If we now add $(generateTupleInstance 3 5) to our Main module and load it in GHCi, we can see that this indeed generated an instance:

>>> :i Tuple3
type Tuple3 :: * -> * -> Constraint
class Tuple3 t r | t -> r where
  _3 :: t -> r
  {-# MINIMAL _3 #-}
        -- Defined at Main.hs:8:3
instance Tuple3 (t1, t2, t3, t4, t5) t3 -- Defined at Main.hs:9:3

>>> _3 (42, "hello", '#', [], 3.14)
'#'

Finally, let’s add one more TH function which will generate instances for all tuples up to 62 elements (which is the maximum tuple size allowed by GHC). We want to generate N instances for all M-tuples such that N ≤ M:

generateTupleBoilerplate :: Int -> Q [Dec]
generateTupleBoilerplate size =
  concatFor [1..size] $ \classDeclIndex -> do
    cDecl <- generateTupleClass classDeclIndex
    iDecls <- for [1..classDeclIndex] $ \instanceDeclIndex ->
      generateTupleInstance instanceDeclIndex classDeclIndex

    pure $ concat (cDecl : iDecls)
  where
    concatFor xs = fmap concat . for xs

Now change your Main to contain $(generateTupleBoilerplate 62) and voilá!
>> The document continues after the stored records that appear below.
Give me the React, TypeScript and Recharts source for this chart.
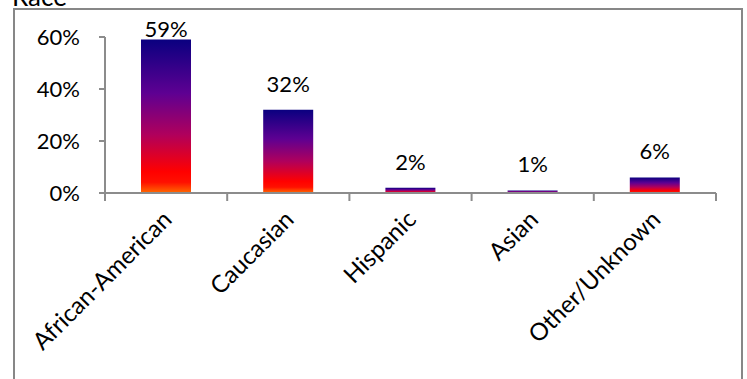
import { Bar, BarChart, LabelList, XAxis, YAxis } from "recharts";

const races = ["African-American", "Caucasian", "Hispanic", "Asian", "Other/Unknown"];
const shares = [0.59, 0.32, 0.02, 0.01, 0.06];
const shareTicks = [0, 0.2, 0.4, 0.6];

const data = races.map((race, i) => ({ race, share: shares[i] }));

const FONT = "Lato, 'Liberation Sans', sans-serif";
const AXIS_GREY = "#8c8c8c";
const PLOT_TOP = 37;

function pct(v: number): string {
	return `${Math.round(v * 100)}%`;
}

// category tick: Excel puts the tick marks between categories, not under them
function RaceTick(props: any) {
	const { x, y, payload, index } = props;
	const half = payload?.offset ?? 61;
	const ax = x + 7;
	const ay = y + 20;
	return (
		<g>
			<line x1={x - half} y1={y - 8} x2={x - half} y2={y} stroke={AXIS_GREY} strokeWidth={2} />
			{index === races.length - 1 && (
				<line x1={x + half} y1={y - 8} x2={x + half} y2={y} stroke={AXIS_GREY} strokeWidth={2} />
			)}
			<text
				x={ax}
				y={ay}
				textAnchor="end"
				fontSize={24}
				fontFamily={FONT}
				fill="#000"
				transform={`rotate(-45, ${ax}, ${ay})`}
			>
				{payload.value}
			</text>
		</g>
	);
}

function ShareLabel(props: any) {
	const { x, y, width, value } = props;
	// label sits above the bar but never leaves the plot area
	const baseline = Math.max(y - 18, PLOT_TOP);
	return (
		<text x={x + width / 2} y={baseline} textAnchor="middle" fontSize={22} fontFamily={FONT} fill="#000">
			{pct(value)}
		</text>
	);
}

export default function App() {
	return (
		<div style={{ position: "absolute", left: 0, top: 0, width: 747, height: 379, overflow: "hidden", background: "#fff" }}>
			<div
				style={{
					position: "absolute",
					left: 12,
					top: -20,
					fontFamily: FONT,
					fontSize: 26,
					color: "#000",
				}}
			>
				Race
			</div>
			<div
				style={{
					position: "absolute",
					left: 13,
					top: 8,
					width: 730,
					height: 400,
					border: "2px solid #878787",
					boxSizing: "border-box",
				}}
			/>
			<div style={{ position: "absolute", left: 0, top: 0 }}>
				<BarChart
					width={747}
					height={379}
					data={data}
					margin={{ top: PLOT_TOP, right: 31, bottom: 0, left: 45 }}
				>
					<defs>
						<linearGradient id="raceFill" x1="0" y1="0" x2="0" y2="1">
							<stop offset="0" stopColor="#0a0080" />
							<stop offset="0.35" stopColor="#5e0092" />
							<stop offset="0.62" stopColor="#b0005c" />
							<stop offset="0.86" stopColor="#ff0000" />
							<stop offset="0.93" stopColor="#ff1000" />
							<stop offset="1" stopColor="#ff6a00" />
						</linearGradient>
					</defs>
					<YAxis
						width={60}
						domain={[0, 0.6]}
						ticks={shareTicks}
						tickFormatter={pct}
						tickSize={6}
						tickMargin={19}
						interval={0}
						axisLine={{ stroke: AXIS_GREY, strokeWidth: 2 }}
						tickLine={{ stroke: AXIS_GREY, strokeWidth: 2 }}
						tick={{ fontSize: 22, fontFamily: FONT, fill: "#000" }}
					/>
					<XAxis
						dataKey="race"
						height={186}
						interval={0}
						tickLine={false}
						axisLine={{ stroke: AXIS_GREY, strokeWidth: 2 }}
						tick={<RaceTick />}
					/>
					<Bar dataKey="share" barSize={50} fill="url(#raceFill)" isAnimationActive={false}>
						<LabelList dataKey="share" content={<ShareLabel />} />
					</Bar>
				</BarChart>
			</div>
		</div>
	);
}
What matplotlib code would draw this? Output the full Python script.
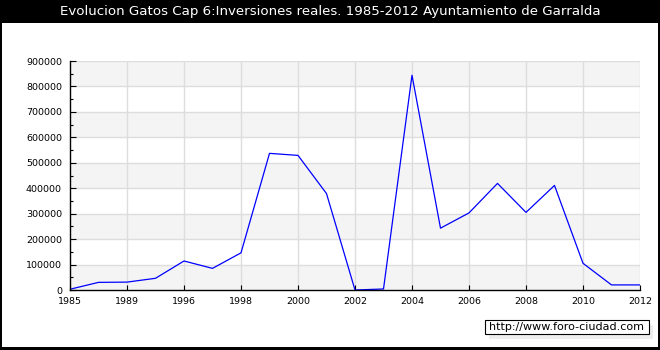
import numpy as np
import matplotlib
matplotlib.use("Agg")
import matplotlib.pyplot as plt
from matplotlib.patches import Rectangle

# datos
years = ["1985", "1987", "1989", "1995", "1996", "1997", "1998", "1999", "2000", "2001", "2002",
         "2003", "2004", "2005", "2006", "2007", "2008", "2009", "2010", "2011", "2012"]
values = [3000, 30000, 31000, 46000, 114000, 85000, 146000, 537000, 529000, 379000, 0,
          4000, 844000, 243000, 303000, 419000, 305000, 411000, 105000, 20000, 20000]
yticks = list(range(0, 900001, 100000))
title = "Evolucion Gatos Cap 6:Inversiones reales. 1985-2012 Ayuntamiento de Garralda"
W, H = 660, 350

fig = plt.figure(figsize=(W / 100, H / 100), dpi=100, facecolor="black")
# panel blanco interior
fig.patches.append(Rectangle((2 / W, 3 / H), 656 / W, (347 - 23) / H,
                             transform=fig.transFigure, facecolor="white",
                             edgecolor="none", zorder=-1))
fig.text(0.5, 1 - 12 / H, title, color="white", ha="center", va="center",
         fontsize=9.6, family="DejaVu Sans")

ax = fig.add_axes([70 / W, 60 / H, 570 / W, 229 / H])
x = np.arange(len(years))
ax.set_xlim(0, len(years) - 1)
ax.set_ylim(0, 900000)

# bandas alternas
for i, v in enumerate(yticks[:-1]):
    if i % 2 == 0:
        ax.axhspan(v, v + 100000, color="#f4f4f4", lw=0, zorder=0)
for v in yticks[1:]:
    ax.axhline(v, color="#dddddd", lw=1, zorder=1)
for i in x[::2][1:]:
    ax.axvline(i, color="#dddddd", lw=1, zorder=1)

ax.plot(x, values, color="#0000ff", lw=0.9, zorder=3)

ax.set_xticks(x[::2])
ax.set_xticklabels(years[::2])
ax.set_yticks(yticks)
ax.set_yticklabels([str(v) for v in yticks])
ax.set_yticks(np.arange(50000, 900000, 100000), minor=True)
ax.tick_params(axis="both", direction="in", labelsize=6.8, colors="black", width=0.8)
ax.tick_params(axis="y", length=4.3, pad=5.8)
ax.tick_params(axis="y", which="minor", length=2.2, width=0.8, direction="in")
ax.tick_params(axis="x", length=3.6, pad=5)
for s in ["top", "right"]:
    ax.spines[s].set_visible(False)
for s in ["left", "bottom"]:
    ax.spines[s].set_linewidth(1)
    ax.spines[s].set_zorder(4)
ax.set_facecolor("white")

# marca de agua
fig.patches.append(Rectangle((489 / W, 1 - 339 / H), 164 / W, 14 / H,
                             transform=fig.transFigure, facecolor="#eeeeee",
                             edgecolor="none", zorder=1))
fig.patches.append(Rectangle((485 / W, 1 - 334 / H), 164 / W, 14 / H,
                             transform=fig.transFigure, facecolor="white",
                             edgecolor="black", lw=0.8, zorder=2))
fig.text(567 / W, 1 - 327 / H, "http://www.foro-ciudad.com", ha="center", va="center",
         fontsize=8.0, color="black", zorder=3)

fig.savefig("out.png", dpi=100, facecolor="black")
We have all instances for tuples.

Exercises

Change the definition of TupleX so that each class declaration also contains a Tuple(X-1) constraint. For example, class Tuple2 a => Tuple3 a, class Tuple1 a => Tuple2 a etc. Notice Tuple1 should have no constraints.
Create a mapX method that maps the X-th element of a tuple, similarly to fmap.